Mostly for DR-setups.
I need to replicate data to another building. My first thought was using Veeam-replication, but every replication results in a short outage while snapshot is taken. ZFS-replication is working without any problem, but performance is not as good as with starwind.
Have you at least tried Oracle Solaris 11.4? As Gea pointed out, Solaris is much faster than OmniOS.
Support from Oracle is about 900 euro per year per server. I would personally prefer ZFS to any other "solution" like Starwind which frankly speaking has never been proven.
I mean your concern is to lose a single snapshot and you consider Starwind because it's faster?
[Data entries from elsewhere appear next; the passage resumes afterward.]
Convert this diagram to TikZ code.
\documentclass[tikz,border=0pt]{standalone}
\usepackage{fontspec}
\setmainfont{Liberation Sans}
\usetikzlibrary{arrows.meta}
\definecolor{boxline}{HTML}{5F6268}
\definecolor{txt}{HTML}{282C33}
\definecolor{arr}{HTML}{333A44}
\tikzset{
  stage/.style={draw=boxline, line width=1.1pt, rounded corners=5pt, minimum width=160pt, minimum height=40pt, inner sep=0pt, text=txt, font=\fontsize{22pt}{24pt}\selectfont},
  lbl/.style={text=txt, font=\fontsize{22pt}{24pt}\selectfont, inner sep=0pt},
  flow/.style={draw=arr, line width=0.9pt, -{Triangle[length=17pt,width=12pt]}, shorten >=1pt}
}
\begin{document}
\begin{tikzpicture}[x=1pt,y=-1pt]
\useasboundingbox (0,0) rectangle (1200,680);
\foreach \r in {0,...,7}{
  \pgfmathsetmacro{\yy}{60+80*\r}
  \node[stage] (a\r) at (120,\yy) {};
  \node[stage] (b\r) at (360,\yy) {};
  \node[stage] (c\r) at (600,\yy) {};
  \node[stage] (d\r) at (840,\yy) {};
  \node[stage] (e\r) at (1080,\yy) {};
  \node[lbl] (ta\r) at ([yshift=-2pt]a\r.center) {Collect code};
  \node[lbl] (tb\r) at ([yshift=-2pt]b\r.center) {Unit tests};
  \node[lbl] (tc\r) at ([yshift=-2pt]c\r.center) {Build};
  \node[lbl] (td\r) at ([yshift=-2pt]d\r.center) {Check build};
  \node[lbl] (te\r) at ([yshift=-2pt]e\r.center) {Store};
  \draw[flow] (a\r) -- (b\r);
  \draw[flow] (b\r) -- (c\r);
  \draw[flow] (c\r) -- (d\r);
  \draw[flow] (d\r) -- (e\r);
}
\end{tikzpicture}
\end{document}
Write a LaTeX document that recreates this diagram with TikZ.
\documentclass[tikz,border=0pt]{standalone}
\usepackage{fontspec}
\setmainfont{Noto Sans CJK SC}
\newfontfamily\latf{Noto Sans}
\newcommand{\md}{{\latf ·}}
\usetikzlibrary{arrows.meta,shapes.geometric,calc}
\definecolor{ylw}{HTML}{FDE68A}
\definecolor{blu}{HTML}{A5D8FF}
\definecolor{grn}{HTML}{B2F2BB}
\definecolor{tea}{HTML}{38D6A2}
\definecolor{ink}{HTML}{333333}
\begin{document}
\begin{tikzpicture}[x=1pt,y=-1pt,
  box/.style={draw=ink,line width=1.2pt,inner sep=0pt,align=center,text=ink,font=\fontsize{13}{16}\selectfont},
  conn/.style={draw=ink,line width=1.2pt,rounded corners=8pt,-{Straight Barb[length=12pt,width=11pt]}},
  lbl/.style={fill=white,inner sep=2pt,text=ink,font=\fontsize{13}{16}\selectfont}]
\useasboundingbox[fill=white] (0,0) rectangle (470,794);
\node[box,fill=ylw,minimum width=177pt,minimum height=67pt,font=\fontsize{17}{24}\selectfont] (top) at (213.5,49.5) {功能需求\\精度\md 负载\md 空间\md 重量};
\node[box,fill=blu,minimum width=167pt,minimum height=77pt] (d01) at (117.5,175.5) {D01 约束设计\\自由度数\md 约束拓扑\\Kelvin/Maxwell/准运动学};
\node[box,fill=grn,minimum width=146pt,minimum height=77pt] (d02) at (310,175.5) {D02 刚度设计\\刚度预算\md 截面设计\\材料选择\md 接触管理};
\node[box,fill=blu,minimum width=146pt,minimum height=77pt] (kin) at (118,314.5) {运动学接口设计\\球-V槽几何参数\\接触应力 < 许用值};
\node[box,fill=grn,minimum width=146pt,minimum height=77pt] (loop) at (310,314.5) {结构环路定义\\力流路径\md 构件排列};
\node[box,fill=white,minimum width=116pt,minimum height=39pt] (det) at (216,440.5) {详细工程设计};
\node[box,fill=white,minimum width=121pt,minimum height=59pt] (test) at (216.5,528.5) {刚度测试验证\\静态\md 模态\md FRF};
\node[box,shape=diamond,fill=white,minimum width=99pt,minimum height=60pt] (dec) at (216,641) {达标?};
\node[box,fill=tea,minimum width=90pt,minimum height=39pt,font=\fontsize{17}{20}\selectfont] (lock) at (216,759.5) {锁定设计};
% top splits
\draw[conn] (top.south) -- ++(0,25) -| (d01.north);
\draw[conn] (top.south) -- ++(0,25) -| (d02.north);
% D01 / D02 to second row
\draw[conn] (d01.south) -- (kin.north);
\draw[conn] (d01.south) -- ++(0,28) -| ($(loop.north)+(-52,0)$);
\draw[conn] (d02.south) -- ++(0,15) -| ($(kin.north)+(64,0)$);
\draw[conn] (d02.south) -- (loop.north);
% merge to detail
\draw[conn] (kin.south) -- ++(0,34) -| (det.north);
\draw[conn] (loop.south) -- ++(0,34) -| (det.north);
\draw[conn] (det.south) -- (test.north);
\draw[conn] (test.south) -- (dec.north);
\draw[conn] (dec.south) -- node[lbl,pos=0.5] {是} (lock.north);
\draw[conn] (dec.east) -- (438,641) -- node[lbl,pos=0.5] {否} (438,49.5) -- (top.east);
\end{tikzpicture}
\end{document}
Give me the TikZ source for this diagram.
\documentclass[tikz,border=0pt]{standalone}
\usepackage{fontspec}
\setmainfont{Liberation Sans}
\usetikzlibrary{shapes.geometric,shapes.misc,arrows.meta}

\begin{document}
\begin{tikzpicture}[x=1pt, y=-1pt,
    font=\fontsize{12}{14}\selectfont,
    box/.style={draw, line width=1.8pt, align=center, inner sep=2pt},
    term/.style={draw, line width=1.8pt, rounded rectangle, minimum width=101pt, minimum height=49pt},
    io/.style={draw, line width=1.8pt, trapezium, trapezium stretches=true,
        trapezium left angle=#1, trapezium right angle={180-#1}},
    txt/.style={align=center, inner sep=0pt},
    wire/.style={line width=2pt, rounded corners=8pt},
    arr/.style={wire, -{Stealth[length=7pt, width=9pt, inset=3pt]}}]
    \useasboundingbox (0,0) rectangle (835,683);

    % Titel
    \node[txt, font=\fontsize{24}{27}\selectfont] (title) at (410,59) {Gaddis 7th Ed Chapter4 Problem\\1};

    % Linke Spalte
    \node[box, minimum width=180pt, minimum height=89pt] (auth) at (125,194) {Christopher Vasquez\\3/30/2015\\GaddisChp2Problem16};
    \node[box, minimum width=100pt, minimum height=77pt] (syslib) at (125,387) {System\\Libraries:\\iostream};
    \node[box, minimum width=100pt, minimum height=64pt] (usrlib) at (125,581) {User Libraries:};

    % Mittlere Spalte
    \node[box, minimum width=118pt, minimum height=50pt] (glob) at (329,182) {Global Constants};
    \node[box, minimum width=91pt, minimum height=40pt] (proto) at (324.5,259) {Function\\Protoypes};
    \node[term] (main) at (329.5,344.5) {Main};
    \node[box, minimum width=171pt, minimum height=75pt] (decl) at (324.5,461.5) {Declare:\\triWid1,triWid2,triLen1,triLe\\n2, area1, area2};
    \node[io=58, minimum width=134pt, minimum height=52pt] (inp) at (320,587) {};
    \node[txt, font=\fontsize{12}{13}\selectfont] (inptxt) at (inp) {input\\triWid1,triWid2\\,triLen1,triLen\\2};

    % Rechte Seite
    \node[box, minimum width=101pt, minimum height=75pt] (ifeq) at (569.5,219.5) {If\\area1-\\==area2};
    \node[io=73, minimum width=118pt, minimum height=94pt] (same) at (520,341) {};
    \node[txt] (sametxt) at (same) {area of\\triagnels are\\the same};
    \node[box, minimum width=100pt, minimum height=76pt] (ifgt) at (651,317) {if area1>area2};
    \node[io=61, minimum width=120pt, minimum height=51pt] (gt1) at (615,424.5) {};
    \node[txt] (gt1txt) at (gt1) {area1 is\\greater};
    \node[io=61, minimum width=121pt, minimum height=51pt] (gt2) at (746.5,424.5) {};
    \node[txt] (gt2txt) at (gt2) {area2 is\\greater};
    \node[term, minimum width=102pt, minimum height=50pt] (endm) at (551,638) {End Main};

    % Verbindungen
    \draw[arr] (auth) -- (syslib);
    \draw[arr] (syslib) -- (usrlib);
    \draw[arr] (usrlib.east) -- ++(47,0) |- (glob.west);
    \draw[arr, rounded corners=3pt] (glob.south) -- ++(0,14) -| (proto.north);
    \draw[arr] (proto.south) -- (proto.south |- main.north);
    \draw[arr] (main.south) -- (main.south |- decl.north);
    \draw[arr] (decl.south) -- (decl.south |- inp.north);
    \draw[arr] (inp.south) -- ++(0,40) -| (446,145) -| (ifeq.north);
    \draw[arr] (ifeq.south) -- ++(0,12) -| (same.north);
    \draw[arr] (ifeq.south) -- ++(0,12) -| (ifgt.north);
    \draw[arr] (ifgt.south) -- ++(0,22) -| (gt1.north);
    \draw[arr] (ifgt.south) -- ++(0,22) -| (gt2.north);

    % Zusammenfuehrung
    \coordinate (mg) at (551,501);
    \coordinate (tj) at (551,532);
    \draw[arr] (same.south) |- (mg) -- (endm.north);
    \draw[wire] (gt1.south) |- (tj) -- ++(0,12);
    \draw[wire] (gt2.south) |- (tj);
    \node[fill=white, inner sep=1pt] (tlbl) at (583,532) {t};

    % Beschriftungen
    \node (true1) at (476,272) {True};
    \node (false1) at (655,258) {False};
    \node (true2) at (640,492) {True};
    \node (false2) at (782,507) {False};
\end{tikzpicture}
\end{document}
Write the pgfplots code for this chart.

My current feeling is, that ZFS is GREAT with hybrid-pools, but cannot profit as much as it should from all-flash. I did a test with 24 SAS-SSDs some months ago. Performance was not much better than with a cheap spinning-pool with fast SLOG.
Same story here. Take a good look at Gea's ZFS performance white paper using Intel Optane and you will discover that a pool with Optane is nearly as fast as a full-flash one.
The third "alternative" would be something from DELL-EMC/HP/Netapp...
HPE with 3Par has some nice engineering solution for the DR (but actually most vendors do). There are at two issues here:
- Between the two DC/sites you will need redundant 10Gbps fibre.
- Sync write will kill the performance no matter what
NetApp is more similar to ZFS and it's very nice how it works and the stability in general. Operation is a pleasure and is a true storage. NetApp people will configure it, and you will forget about it.
The real issue with all the traditional vendors (e.g. you're not quoting Hitachi) is the cost. With about 1800 euro per year you can cover two DIY servers using Oracle Solaris. DELL-EMC is more expensive to re-open a support contract for an old SAN than to buy a new one.
You're gonna end up in the > 100K range for two device.